• _EXERCISE GOAL_
Restate the listing below word for word, omitting any images.

• _MATERIAL PROVIDED_
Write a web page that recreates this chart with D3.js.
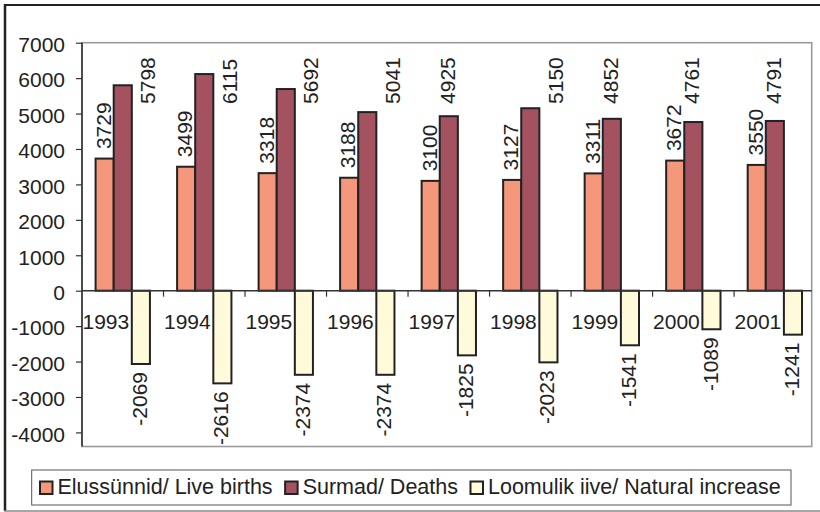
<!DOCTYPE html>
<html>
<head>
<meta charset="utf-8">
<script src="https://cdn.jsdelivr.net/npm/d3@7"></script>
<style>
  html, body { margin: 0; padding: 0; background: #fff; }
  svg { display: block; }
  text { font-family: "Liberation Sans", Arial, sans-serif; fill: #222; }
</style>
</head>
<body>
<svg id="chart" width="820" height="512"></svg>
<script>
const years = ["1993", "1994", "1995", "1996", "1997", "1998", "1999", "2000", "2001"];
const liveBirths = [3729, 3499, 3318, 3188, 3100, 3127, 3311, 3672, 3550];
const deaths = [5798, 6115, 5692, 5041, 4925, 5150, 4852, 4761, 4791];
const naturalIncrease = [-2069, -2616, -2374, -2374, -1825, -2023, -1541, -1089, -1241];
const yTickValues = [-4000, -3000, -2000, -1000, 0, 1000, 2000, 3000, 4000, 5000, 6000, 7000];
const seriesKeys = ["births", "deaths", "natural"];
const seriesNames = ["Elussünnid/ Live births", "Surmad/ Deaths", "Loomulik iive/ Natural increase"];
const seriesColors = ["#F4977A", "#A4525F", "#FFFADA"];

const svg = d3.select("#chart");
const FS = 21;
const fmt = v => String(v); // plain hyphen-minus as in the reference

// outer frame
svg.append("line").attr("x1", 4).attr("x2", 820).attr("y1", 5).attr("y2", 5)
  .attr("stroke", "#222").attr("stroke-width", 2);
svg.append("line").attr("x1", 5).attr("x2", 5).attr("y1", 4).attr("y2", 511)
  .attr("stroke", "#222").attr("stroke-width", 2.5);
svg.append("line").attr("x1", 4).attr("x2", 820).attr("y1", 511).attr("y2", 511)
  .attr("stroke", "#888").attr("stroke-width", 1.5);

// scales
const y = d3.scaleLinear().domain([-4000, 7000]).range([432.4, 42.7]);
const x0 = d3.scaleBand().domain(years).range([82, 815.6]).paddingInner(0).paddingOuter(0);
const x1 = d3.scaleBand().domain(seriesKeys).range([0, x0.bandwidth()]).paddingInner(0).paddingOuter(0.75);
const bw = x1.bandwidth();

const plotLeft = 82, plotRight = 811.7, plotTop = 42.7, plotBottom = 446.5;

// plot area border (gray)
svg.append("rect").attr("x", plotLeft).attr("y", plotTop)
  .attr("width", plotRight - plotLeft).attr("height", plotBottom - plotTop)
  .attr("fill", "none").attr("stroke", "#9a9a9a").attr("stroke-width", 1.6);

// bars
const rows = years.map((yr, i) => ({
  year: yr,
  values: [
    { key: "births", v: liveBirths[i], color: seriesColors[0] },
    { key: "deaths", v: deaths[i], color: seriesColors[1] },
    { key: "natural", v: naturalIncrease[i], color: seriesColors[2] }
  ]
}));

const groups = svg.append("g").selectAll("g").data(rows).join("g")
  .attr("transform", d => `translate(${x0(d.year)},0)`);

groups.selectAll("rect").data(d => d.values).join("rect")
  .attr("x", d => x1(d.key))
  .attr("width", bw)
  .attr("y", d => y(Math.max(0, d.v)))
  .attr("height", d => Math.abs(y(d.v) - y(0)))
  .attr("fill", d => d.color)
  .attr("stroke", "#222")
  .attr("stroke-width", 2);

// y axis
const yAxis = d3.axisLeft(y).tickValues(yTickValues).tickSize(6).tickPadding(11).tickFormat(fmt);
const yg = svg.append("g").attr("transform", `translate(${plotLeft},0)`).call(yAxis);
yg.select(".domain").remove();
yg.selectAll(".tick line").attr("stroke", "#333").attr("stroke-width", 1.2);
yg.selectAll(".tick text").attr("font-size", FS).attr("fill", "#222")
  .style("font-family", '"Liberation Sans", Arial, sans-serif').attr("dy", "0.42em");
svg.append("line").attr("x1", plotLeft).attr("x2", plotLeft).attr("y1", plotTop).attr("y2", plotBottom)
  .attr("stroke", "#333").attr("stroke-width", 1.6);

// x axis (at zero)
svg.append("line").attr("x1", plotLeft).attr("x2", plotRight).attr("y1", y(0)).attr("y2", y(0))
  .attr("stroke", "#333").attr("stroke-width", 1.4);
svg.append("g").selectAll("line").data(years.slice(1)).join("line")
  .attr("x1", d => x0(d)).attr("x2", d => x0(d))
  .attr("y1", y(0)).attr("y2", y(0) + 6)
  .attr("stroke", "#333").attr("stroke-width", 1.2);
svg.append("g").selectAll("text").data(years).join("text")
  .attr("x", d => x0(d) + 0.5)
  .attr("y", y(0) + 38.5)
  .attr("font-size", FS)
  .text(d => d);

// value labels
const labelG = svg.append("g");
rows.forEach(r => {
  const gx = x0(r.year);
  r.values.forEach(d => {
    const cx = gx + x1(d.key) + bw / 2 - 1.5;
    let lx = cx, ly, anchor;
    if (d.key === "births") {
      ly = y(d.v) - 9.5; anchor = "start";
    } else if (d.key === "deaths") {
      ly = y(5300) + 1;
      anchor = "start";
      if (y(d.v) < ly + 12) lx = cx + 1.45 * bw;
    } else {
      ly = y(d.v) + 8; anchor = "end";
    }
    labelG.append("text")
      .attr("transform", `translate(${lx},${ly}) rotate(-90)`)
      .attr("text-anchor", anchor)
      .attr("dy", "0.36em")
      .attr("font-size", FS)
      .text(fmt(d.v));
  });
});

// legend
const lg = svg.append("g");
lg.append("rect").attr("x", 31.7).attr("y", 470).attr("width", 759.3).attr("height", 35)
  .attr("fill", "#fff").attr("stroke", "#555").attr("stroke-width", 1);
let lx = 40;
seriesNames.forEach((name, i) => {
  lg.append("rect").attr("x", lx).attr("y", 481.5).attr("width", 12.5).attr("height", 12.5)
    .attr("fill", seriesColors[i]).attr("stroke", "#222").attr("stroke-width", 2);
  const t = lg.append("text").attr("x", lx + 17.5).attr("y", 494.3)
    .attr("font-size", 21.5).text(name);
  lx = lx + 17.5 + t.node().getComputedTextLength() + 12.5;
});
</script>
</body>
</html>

• _REPLY_
Write a web page that recreates this chart with D3.js.
<!DOCTYPE html>
<html>
<head>
<meta charset="utf-8">
<script src="https://cdn.jsdelivr.net/npm/d3@7"></script>
<style>
  html, body { margin: 0; padding: 0; background: #fff; }
  svg { display: block; }
  text { font-family: "Liberation Sans", Arial, sans-serif; fill: #222; }
</style>
</head>
<body>
<svg id="chart" width="820" height="512"></svg>
<script>
const years = ["1993", "1994", "1995", "1996", "1997", "1998", "1999", "2000", "2001"];
const liveBirths = [3729, 3499, 3318, 3188, 3100, 3127, 3311, 3672, 3550];
const deaths = [5798, 6115, 5692, 5041, 4925, 5150, 4852, 4761, 4791];
const naturalIncrease = [-2069, -2616, -2374, -2374, -1825, -2023, -1541, -1089, -1241];
const yTickValues = [-4000, -3000, -2000, -1000, 0, 1000, 2000, 3000, 4000, 5000, 6000, 7000];
const seriesKeys = ["births", "deaths", "natural"];
const seriesNames = ["Elussünnid/ Live births", "Surmad/ Deaths", "Loomulik iive/ Natural increase"];
const seriesColors = ["#F4977A", "#A4525F", "#FFFADA"];

const svg = d3.select("#chart");
const FS = 21;
const fmt = v => String(v); // plain hyphen-minus as in the reference

// outer frame
svg.append("line").attr("x1", 4).attr("x2", 820).attr("y1", 5).attr("y2", 5)
  .attr("stroke", "#222").attr("stroke-width", 2);
svg.append("line").attr("x1", 5).attr("x2", 5).attr("y1", 4).attr("y2", 511)
  .attr("stroke", "#222").attr("stroke-width", 2.5);
svg.append("line").attr("x1", 4).attr("x2", 820).attr("y1", 511).attr("y2", 511)
  .attr("stroke", "#888").attr("stroke-width", 1.5);

// scales
const y = d3.scaleLinear().domain([-4000, 7000]).range([432.4, 42.7]);
const x0 = d3.scaleBand().domain(years).range([82, 815.6]).paddingInner(0).paddingOuter(0);
const x1 = d3.scaleBand().domain(seriesKeys).range([0, x0.bandwidth()]).paddingInner(0).paddingOuter(0.75);
const bw = x1.bandwidth();

const plotLeft = 82, plotRight = 811.7, plotTop = 42.7, plotBottom = 446.5;

// plot area border (gray)
svg.append("rect").attr("x", plotLeft).attr("y", plotTop)
  .attr("width", plotRight - plotLeft).attr("height", plotBottom - plotTop)
  .attr("fill", "none").attr("stroke", "#9a9a9a").attr("stroke-width", 1.6);

// bars
const rows = years.map((yr, i) => ({
  year: yr,
  values: [
    { key: "births", v: liveBirths[i], color: seriesColors[0] },
    { key: "deaths", v: deaths[i], color: seriesColors[1] },
    { key: "natural", v: naturalIncrease[i], color: seriesColors[2] }
  ]
}));

const groups = svg.append("g").selectAll("g").data(rows).join("g")
  .attr("transform", d => `translate(${x0(d.year)},0)`);

groups.selectAll("rect").data(d => d.values).join("rect")
  .attr("x", d => x1(d.key))
  .attr("width", bw)
  .attr("y", d => y(Math.max(0, d.v)))
  .attr("height", d => Math.abs(y(d.v) - y(0)))
  .attr("fill", d => d.color)
  .attr("stroke", "#222")
  .attr("stroke-width", 2);

// y axis
const yAxis = d3.axisLeft(y).tickValues(yTickValues).tickSize(6).tickPadding(11).tickFormat(fmt);
const yg = svg.append("g").attr("transform", `translate(${plotLeft},0)`).call(yAxis);
yg.select(".domain").remove();
yg.selectAll(".tick line").attr("stroke", "#333").attr("stroke-width", 1.2);
yg.selectAll(".tick text").attr("font-size", FS).attr("fill", "#222")
  .style("font-family", '"Liberation Sans", Arial, sans-serif').attr("dy", "0.42em");
svg.append("line").attr("x1", plotLeft).attr("x2", plotLeft).attr("y1", plotTop).attr("y2", plotBottom)
  .attr("stroke", "#333").attr("stroke-width", 1.6);

// x axis (at zero)
svg.append("line").attr("x1", plotLeft).attr("x2", plotRight).attr("y1", y(0)).attr("y2", y(0))
  .attr("stroke", "#333").attr("stroke-width", 1.4);
svg.append("g").selectAll("line").data(years.slice(1)).join("line")
  .attr("x1", d => x0(d)).attr("x2", d => x0(d))
  .attr("y1", y(0)).attr("y2", y(0) + 6)
  .attr("stroke", "#333").attr("stroke-width", 1.2);
svg.append("g").selectAll("text").data(years).join("text")
  .attr("x", d => x0(d) + 0.5)
  .attr("y", y(0) + 38.5)
  .attr("font-size", FS)
  .text(d => d);

// value labels
const labelG = svg.append("g");
rows.forEach(r => {
  const gx = x0(r.year);
  r.values.forEach(d => {
    const cx = gx + x1(d.key) + bw / 2 - 1.5;
    let lx = cx, ly, anchor;
    if (d.key === "births") {
      ly = y(d.v) - 9.5; anchor = "start";
    } else if (d.key === "deaths") {
      ly = y(5300) + 1;
      anchor = "start";
      if (y(d.v) < ly + 12) lx = cx + 1.45 * bw;
    } else {
      ly = y(d.v) + 8; anchor = "end";
    }
    labelG.append("text")
      .attr("transform", `translate(${lx},${ly}) rotate(-90)`)
      .attr("text-anchor", anchor)
      .attr("dy", "0.36em")
      .attr("font-size", FS)
      .text(fmt(d.v));
  });
});

// legend
const lg = svg.append("g");
lg.append("rect").attr("x", 31.7).attr("y", 470).attr("width", 759.3).attr("height", 35)
  .attr("fill", "#fff").attr("stroke", "#555").attr("stroke-width", 1);
let lx = 40;
seriesNames.forEach((name, i) => {
  lg.append("rect").attr("x", lx).attr("y", 481.5).attr("width", 12.5).attr("height", 12.5)
    .attr("fill", seriesColors[i]).attr("stroke", "#222").attr("stroke-width", 2);
  const t = lg.append("text").attr("x", lx + 17.5).attr("y", 494.3)
    .attr("font-size", 21.5).text(name);
  lx = lx + 17.5 + t.node().getComputedTextLength() + 12.5;
});
</script>
</body>
</html>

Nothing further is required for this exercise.